• _Exercise directions_
Show only lines that include "chart".

• _Dataset extract_
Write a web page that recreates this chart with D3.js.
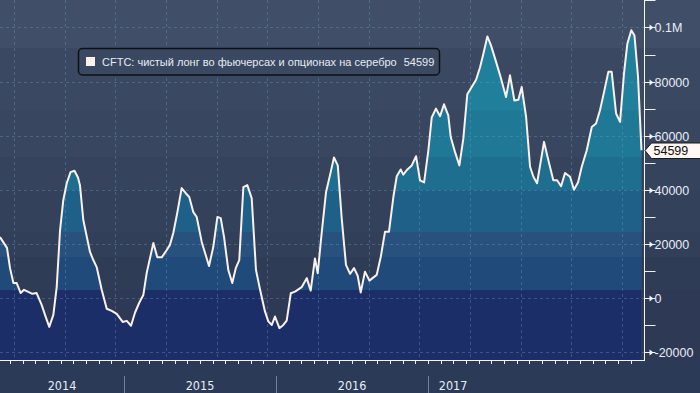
<!DOCTYPE html>
<html>
<head>
<meta charset="utf-8">
<script src="https://d3js.org/d3.v7.min.js"></script>
<style>
  body { margin: 0; background: #2b3a57; }
  svg { display: block; }
  text { font-family: "Liberation Sans", Arial, sans-serif; }
</style>
</head>
<body>
<div id="chart"></div>
<script>
// time position in decimal years
var t = [
  2014.184, 2014.217, 2014.230, 2014.250, 2014.272, 2014.294, 2014.320, 2014.342, 2014.370, 2014.397,
  2014.425, 2014.458, 2014.480, 2014.508, 2014.535, 2014.557, 2014.579, 2014.600, 2014.623, 2014.648,
  2014.674, 2014.697, 2014.710, 2014.732, 2014.776, 2014.798, 2014.820, 2014.853, 2014.886, 2014.919,
  2014.952, 2014.991, 2015.018, 2015.046, 2015.072, 2015.100, 2015.127, 2015.149, 2015.193, 2015.219,
  2015.248, 2015.281, 2015.302, 2015.324, 2015.350, 2015.379, 2015.406, 2015.429, 2015.456, 2015.478,
  2015.511, 2015.559, 2015.587, 2015.614, 2015.636, 2015.658, 2015.686, 2015.712, 2015.735, 2015.758,
  2015.785, 2015.811, 2015.840, 2015.868, 2015.895, 2015.927, 2015.949, 2015.972, 2015.993, 2016.022,
  2016.048, 2016.070, 2016.097, 2016.125, 2016.169, 2016.202, 2016.228, 2016.256, 2016.274, 2016.300,
  2016.329, 2016.355, 2016.381, 2016.406, 2016.432, 2016.460, 2016.487, 2016.513, 2016.537, 2016.557,
  2016.585, 2016.614, 2016.662, 2016.689, 2016.717, 2016.743, 2016.772, 2016.794, 2016.820, 2016.837,
  2016.864, 2016.893, 2016.921, 2016.947, 2016.974, 2017.002, 2017.024, 2017.052, 2017.079, 2017.105,
  2017.133, 2017.149, 2017.177, 2017.206, 2017.232, 2017.258, 2017.287, 2017.316, 2017.342, 2017.364,
  2017.390, 2017.414, 2017.441, 2017.474, 2017.513, 2017.539, 2017.568, 2017.594, 2017.616, 2017.645,
  2017.671, 2017.693, 2017.717, 2017.763, 2017.791, 2017.824, 2017.849, 2017.875, 2017.901, 2017.934,
  2017.960, 2017.987, 2018.011, 2018.044, 2018.077, 2018.105, 2018.131, 2018.158, 2018.186, 2018.208,
  2018.237, 2018.263, 2018.289, 2018.311, 2018.337, 2018.358, 2018.381, 2018.404
];
// CFTC silver net long, contracts
var netLong = [
  22500, 19600, 18500, 11000, 5500, 5500, 1800, 3000, 2200, 1500,
  1800, -2600, -6300, -10700, -6300, 4000, 25000, 36000, 42400, 46500,
  47000, 44500, 41700, 28800, 17000, 14000, 11400, 3000, -4000, -4800,
  -5900, -8900, -8500, -10300, -5500, -1800, 1100, 9200, 20300, 15000,
  15000, 17700, 19600, 24000, 31400, 40600, 38700, 37300, 31700, 29900,
  20700, 11800, 18800, 29900, 29500, 22500, 10300, 5500, 11000, 14000,
  41000, 41700, 36800, 10300, 3000, -5000, -8700, -10000, -6900, -11200,
  -10000, -8400, 1700, 2300, 4000, 7300, 2700, 14600, 9100, 23900,
  39200, 45400, 51900, 49000, 29400, 12200, 8900, 11000, 8200, 2000,
  9700, 6400, 8500, 15200, 24500, 24500, 37400, 45000, 47500, 45600,
  47500, 49000, 52400, 43500, 42700, 54600, 66700, 70000, 67200, 71600,
  67500, 59500, 54000, 49000, 58900, 75300, 78000, 80700, 85300, 90300,
  96700, 93400, 88500, 82300, 74300, 82300, 73000, 73300, 78000, 66900,
  48500, 44800, 42400, 57700, 51000, 43500, 43500, 41300, 46200, 44800,
  40000, 42800, 48500, 54600, 63200, 64500, 69400, 76200, 83600, 83600,
  68200, 65100, 83000, 94000, 99000, 97000, 82000, 54599
];
var yTicks = [100000, 80000, 60000, 40000, 20000, 0, -20000];
var yTickLabels = ['0.1M', '80000', '60000', '40000', '20000', '0', '-20000'];
var years = ['2014', '2015', '2016', '2017'];
var yearStarts = [2015, 2016, 2017];
var yearLabelAt = [2014.592, 2015.5, 2016.5, 2017.165];
var legendLabel = 'CFTC: чистый лонг во фьючерсах и опционах на серебро';
var lastValue = 54599;

var W = 700, H = 393, plotR = 643, axisX = 644.5, plotB = 360;

// horizontal colour bands (pixel edges) of the background and the area
var bandEdges = [0, 48, 110, 157, 190, 232, 257, 290, plotB];
var bgColors = ['#414e68', '#3b4862', '#394660', '#36435d', '#34415b', '#323f59', '#2f3c56', '#2e3a55'];
var areaColors = ['#22839f', '#20809c', '#1f7896', '#1e6f8f', '#1e6088', '#28527d', '#1f4a7a', '#1c2e67'];

var data = t.map(function(d, i) { return {t: d, v: netLong[i]}; });

var x = d3.scaleLinear().domain([2014.184, 2018.414]).range([0, plotR]);
var y = d3.scaleLinear().domain([-22970, 110170]).range([plotB, 0]);

var svg = d3.select('#chart').append('svg')
    .attr('width', W).attr('height', H);

// background
svg.append('rect').attr('width', W).attr('height', H).attr('fill', '#2b3a57');
svg.selectAll('.bg').data(bgColors).enter().append('rect')
    .attr('x', 0).attr('width', W)
    .attr('y', function(d, i) { return bandEdges[i]; })
    .attr('height', function(d, i) { return bandEdges[i + 1] - bandEdges[i]; })
    .attr('fill', function(d) { return d; });

// area down to the bottom of the plot, coloured by band
var area = d3.area()
    .x(function(d) { return x(d.t); })
    .y0(plotB)
    .y1(function(d) { return y(d.v); });

svg.append('clipPath').attr('id', 'areaClip')
  .append('path').attr('d', area(data));

svg.append('g').attr('clip-path', 'url(#areaClip)')
  .selectAll('rect').data(areaColors).enter().append('rect')
    .attr('x', 0).attr('width', plotR)
    .attr('y', function(d, i) { return bandEdges[i]; })
    .attr('height', function(d, i) { return bandEdges[i + 1] - bandEdges[i]; })
    .attr('fill', function(d) { return d; });

// dashed grid
var gridCol = 'rgba(110,160,205,0.35)';
svg.selectAll('.hgrid').data(yTicks).enter().append('line')
    .attr('x1', 0).attr('x2', axisX)
    .attr('y1', function(d) { return Math.round(y(d)) + 0.5; })
    .attr('y2', function(d) { return Math.round(y(d)) + 0.5; })
    .attr('stroke', gridCol).attr('stroke-dasharray', '3,3');

var gridT = [];
[2014, 2015, 2016, 2017, 2018].forEach(function(yr) {
  [3, 7, 11].forEach(function(m) { gridT.push(yr + (m + 0.3) / 12); });
});
gridT = gridT.filter(function(d) { return x(d) > 0 && x(d) < plotR; });
svg.selectAll('.vgrid').data(gridT).enter().append('line')
    .attr('x1', function(d) { return Math.round(x(d)) + 0.5; })
    .attr('x2', function(d) { return Math.round(x(d)) + 0.5; })
    .attr('y1', 0).attr('y2', plotB)
    .attr('stroke', gridCol).attr('stroke-dasharray', '3,3');

// series line
svg.append('path')
    .attr('d', d3.line().x(function(d) { return x(d.t); }).y(function(d) { return y(d.v); })(data))
    .attr('fill', 'none').attr('stroke', '#fbf1ec').attr('stroke-width', 2)
    .attr('stroke-linejoin', 'round');

// right axis
svg.append('line').attr('x1', axisX).attr('x2', axisX).attr('y1', 0).attr('y2', plotB + 1)
    .attr('stroke', '#f4f4f4');
var minor = d3.range(-20000, 110001, 10000);
svg.selectAll('.minor').data(minor).enter().append('line')
    .attr('x1', axisX).attr('x2', axisX + 11)
    .attr('y1', function(d) { return Math.round(y(d)) + 0.5; })
    .attr('y2', function(d) { return Math.round(y(d)) + 0.5; })
    .attr('stroke', '#f0f0f0');
var yt = svg.selectAll('.ytick').data(yTicks).enter().append('g')
    .attr('transform', function(d) { return 'translate(' + axisX + ',' + (Math.round(y(d)) + 0.5) + ')'; });
yt.append('path').attr('d', 'M5,-3L9,0L5,3Z').attr('fill', '#f4f4f4');
yt.append('text').attr('x', 10).attr('dy', '0.36em')
    .attr('fill', '#e8eef6').style('font-size', '12.5px')
    .text(function(d, i) { return yTickLabels[i]; });

// bottom axis
svg.append('line').attr('x1', 0).attr('x2', axisX).attr('y1', plotB + 0.5).attr('y2', plotB + 0.5)
    .attr('stroke', '#f4f4f4');
var months = [];
[2014, 2015, 2016, 2017, 2018].forEach(function(yr) {
  d3.range(12).forEach(function(m) { months.push(yr + m / 12); });
});
months = months.filter(function(d) { return x(d) > 0 && x(d) < plotR; });
svg.selectAll('.mtick').data(months).enter().append('line')
    .attr('x1', function(d) { return Math.round(x(d)) + 0.5; })
    .attr('x2', function(d) { return Math.round(x(d)) + 0.5; })
    .attr('y1', plotB).attr('y2', plotB + 4)
    .attr('stroke', '#f0f0f0');
svg.selectAll('.ysep').data(yearStarts).enter().append('line')
    .attr('x1', function(d) { return Math.round(x(d)) + 0.5; })
    .attr('x2', function(d) { return Math.round(x(d)) + 0.5; })
    .attr('y1', 376).attr('y2', H)
    .attr('stroke', '#76819a');
svg.selectAll('.ylab').data(years).enter().append('text')
    .attr('x', function(d, i) { return x(yearLabelAt[i]); })
    .attr('y', 389.5)
    .attr('text-anchor', 'middle')
    .attr('fill', '#e8eef6')
    .style('font-family', '"Liberation Sans Narrow", "Arial Narrow", "DejaVu Sans Condensed", sans-serif')
    .style('font-size', '12.5px')
    .text(function(d) { return d; });

// legend
var lg = svg.append('g');
lg.append('rect').attr('x', 78.5).attr('y', 48.5).attr('width', 361).attr('height', 26.5).attr('rx', 4)
    .attr('fill', '#3b4862').attr('stroke', '#0e1016').attr('stroke-width', 1.5);
lg.append('rect').attr('x', 86).attr('y', 57).attr('width', 9).attr('height', 9).attr('fill', '#fdf0ea');
var lt = lg.append('text').attr('x', 102).attr('y', 66).attr('fill', '#e6ecf4').style('font-size', '11px');
lt.append('tspan').text(legendLabel);
lt.append('tspan').attr('dx', 7).text(lastValue);

// last value tag
var ly = Math.round(y(lastValue)) + 0.5;
svg.append('path')
    .attr('d', 'M' + (axisX + 0.5) + ',' + ly + 'L' + (axisX + 7) + ',' + (ly - 7.5) + 'L' + (W + 2) + ',' + (ly - 7.5)
      + 'L' + (W + 2) + ',' + (ly + 8) + 'L' + (axisX + 7) + ',' + (ly + 8) + 'Z')
    .attr('fill', '#fff7f1').attr('stroke', '#1b1b1b');
svg.append('text').attr('x', axisX + 9).attr('y', ly).attr('dy', '0.38em')
    .attr('fill', '#111').style('font-size', '12.5px').text(lastValue);
</script>
</body>
</html>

• _Reply to the exercise_
Write a web page that recreates this chart with D3.js.
<div id="chart"></div>
var svg = d3.select('#chart').append('svg')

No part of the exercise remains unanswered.